▶ Required task: Write out, precisely and in full, each line of the material.

##########

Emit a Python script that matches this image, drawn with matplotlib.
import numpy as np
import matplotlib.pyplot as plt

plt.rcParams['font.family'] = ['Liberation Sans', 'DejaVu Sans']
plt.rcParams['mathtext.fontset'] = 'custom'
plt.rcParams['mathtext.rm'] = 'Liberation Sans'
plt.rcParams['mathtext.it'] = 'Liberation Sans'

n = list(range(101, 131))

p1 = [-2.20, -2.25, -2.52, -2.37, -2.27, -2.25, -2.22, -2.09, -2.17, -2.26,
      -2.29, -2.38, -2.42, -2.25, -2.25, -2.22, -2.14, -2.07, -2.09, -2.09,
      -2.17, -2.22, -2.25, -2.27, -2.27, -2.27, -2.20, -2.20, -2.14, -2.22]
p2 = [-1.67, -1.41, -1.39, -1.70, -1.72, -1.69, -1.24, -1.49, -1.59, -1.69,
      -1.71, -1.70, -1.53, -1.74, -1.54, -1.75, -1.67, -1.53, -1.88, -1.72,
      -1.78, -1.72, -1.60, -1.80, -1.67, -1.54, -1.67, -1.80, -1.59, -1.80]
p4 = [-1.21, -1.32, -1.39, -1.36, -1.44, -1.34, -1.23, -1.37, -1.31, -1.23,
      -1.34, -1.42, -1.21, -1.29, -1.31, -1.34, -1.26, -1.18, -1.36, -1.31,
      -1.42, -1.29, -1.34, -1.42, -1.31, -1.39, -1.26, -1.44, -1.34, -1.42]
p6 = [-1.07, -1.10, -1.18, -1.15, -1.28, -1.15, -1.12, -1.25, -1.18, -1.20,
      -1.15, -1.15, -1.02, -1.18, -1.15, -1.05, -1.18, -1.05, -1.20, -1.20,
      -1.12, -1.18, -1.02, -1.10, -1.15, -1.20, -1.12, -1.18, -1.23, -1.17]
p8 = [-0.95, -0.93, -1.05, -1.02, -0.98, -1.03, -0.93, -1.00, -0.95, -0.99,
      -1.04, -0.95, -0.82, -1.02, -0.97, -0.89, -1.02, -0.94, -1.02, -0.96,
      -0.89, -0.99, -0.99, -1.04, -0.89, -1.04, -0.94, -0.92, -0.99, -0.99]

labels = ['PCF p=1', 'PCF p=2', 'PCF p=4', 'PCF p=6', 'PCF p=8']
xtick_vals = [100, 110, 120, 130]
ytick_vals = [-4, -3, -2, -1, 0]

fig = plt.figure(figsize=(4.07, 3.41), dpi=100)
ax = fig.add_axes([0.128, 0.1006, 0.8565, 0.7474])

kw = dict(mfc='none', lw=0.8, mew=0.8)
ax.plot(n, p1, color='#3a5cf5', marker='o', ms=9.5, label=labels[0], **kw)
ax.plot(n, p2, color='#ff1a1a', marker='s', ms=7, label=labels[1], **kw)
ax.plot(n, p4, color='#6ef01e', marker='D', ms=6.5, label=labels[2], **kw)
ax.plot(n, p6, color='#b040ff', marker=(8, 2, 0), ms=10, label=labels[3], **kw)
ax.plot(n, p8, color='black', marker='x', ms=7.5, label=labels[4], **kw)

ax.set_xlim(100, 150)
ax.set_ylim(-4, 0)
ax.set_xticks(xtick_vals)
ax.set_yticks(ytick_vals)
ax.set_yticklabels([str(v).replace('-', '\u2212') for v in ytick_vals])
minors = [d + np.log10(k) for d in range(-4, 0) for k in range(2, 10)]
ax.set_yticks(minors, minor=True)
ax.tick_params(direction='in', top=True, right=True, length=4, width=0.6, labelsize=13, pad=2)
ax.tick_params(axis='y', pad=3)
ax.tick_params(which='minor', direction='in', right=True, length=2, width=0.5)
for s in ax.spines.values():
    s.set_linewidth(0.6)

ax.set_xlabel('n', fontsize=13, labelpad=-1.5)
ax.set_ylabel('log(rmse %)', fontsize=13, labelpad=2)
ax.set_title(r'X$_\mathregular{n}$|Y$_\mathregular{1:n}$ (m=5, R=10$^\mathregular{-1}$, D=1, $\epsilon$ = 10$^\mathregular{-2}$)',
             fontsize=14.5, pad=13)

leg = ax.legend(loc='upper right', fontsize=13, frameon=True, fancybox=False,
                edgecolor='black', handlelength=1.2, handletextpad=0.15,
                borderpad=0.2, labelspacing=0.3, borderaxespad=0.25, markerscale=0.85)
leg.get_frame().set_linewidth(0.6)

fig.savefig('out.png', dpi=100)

##########

▶ Full output:
Emit a Python script that matches this image, drawn with matplotlib.
import numpy as np
import matplotlib.pyplot as plt

plt.rcParams['font.family'] = ['Liberation Sans', 'DejaVu Sans']
plt.rcParams['mathtext.fontset'] = 'custom'
plt.rcParams['mathtext.rm'] = 'Liberation Sans'
plt.rcParams['mathtext.it'] = 'Liberation Sans'

n = list(range(101, 131))

p1 = [-2.20, -2.25, -2.52, -2.37, -2.27, -2.25, -2.22, -2.09, -2.17, -2.26,
      -2.29, -2.38, -2.42, -2.25, -2.25, -2.22, -2.14, -2.07, -2.09, -2.09,
      -2.17, -2.22, -2.25, -2.27, -2.27, -2.27, -2.20, -2.20, -2.14, -2.22]
p2 = [-1.67, -1.41, -1.39, -1.70, -1.72, -1.69, -1.24, -1.49, -1.59, -1.69,
      -1.71, -1.70, -1.53, -1.74, -1.54, -1.75, -1.67, -1.53, -1.88, -1.72,
      -1.78, -1.72, -1.60, -1.80, -1.67, -1.54, -1.67, -1.80, -1.59, -1.80]
p4 = [-1.21, -1.32, -1.39, -1.36, -1.44, -1.34, -1.23, -1.37, -1.31, -1.23,
      -1.34, -1.42, -1.21, -1.29, -1.31, -1.34, -1.26, -1.18, -1.36, -1.31,
      -1.42, -1.29, -1.34, -1.42, -1.31, -1.39, -1.26, -1.44, -1.34, -1.42]
p6 = [-1.07, -1.10, -1.18, -1.15, -1.28, -1.15, -1.12, -1.25, -1.18, -1.20,
      -1.15, -1.15, -1.02, -1.18, -1.15, -1.05, -1.18, -1.05, -1.20, -1.20,
      -1.12, -1.18, -1.02, -1.10, -1.15, -1.20, -1.12, -1.18, -1.23, -1.17]
p8 = [-0.95, -0.93, -1.05, -1.02, -0.98, -1.03, -0.93, -1.00, -0.95, -0.99,
      -1.04, -0.95, -0.82, -1.02, -0.97, -0.89, -1.02, -0.94, -1.02, -0.96,
      -0.89, -0.99, -0.99, -1.04, -0.89, -1.04, -0.94, -0.92, -0.99, -0.99]

labels = ['PCF p=1', 'PCF p=2', 'PCF p=4', 'PCF p=6', 'PCF p=8']
xtick_vals = [100, 110, 120, 130]
ytick_vals = [-4, -3, -2, -1, 0]

fig = plt.figure(figsize=(4.07, 3.41), dpi=100)
ax = fig.add_axes([0.128, 0.1006, 0.8565, 0.7474])

kw = dict(mfc='none', lw=0.8, mew=0.8)
ax.plot(n, p1, color='#3a5cf5', marker='o', ms=9.5, label=labels[0], **kw)
ax.plot(n, p2, color='#ff1a1a', marker='s', ms=7, label=labels[1], **kw)
ax.plot(n, p4, color='#6ef01e', marker='D', ms=6.5, label=labels[2], **kw)
ax.plot(n, p6, color='#b040ff', marker=(8, 2, 0), ms=10, label=labels[3], **kw)
ax.plot(n, p8, color='black', marker='x', ms=7.5, label=labels[4], **kw)

ax.set_xlim(100, 150)
ax.set_ylim(-4, 0)
ax.set_xticks(xtick_vals)
ax.set_yticks(ytick_vals)
ax.set_yticklabels([str(v).replace('-', '\u2212') for v in ytick_vals])
minors = [d + np.log10(k) for d in range(-4, 0) for k in range(2, 10)]
ax.set_yticks(minors, minor=True)
ax.tick_params(direction='in', top=True, right=True, length=4, width=0.6, labelsize=13, pad=2)
ax.tick_params(axis='y', pad=3)
ax.tick_params(which='minor', direction='in', right=True, length=2, width=0.5)
for s in ax.spines.values():
    s.set_linewidth(0.6)

ax.set_xlabel('n', fontsize=13, labelpad=-1.5)
ax.set_ylabel('log(rmse %)', fontsize=13, labelpad=2)
ax.set_title(r'X$_\mathregular{n}$|Y$_\mathregular{1:n}$ (m=5, R=10$^\mathregular{-1}$, D=1, $\epsilon$ = 10$^\mathregular{-2}$)',
             fontsize=14.5, pad=13)

leg = ax.legend(loc='upper right', fontsize=13, frameon=True, fancybox=False,
                edgecolor='black', handlelength=1.2, handletextpad=0.15,
                borderpad=0.2, labelspacing=0.3, borderaxespad=0.25, markerscale=0.85)
leg.get_frame().set_linewidth(0.6)

fig.savefig('out.png', dpi=100)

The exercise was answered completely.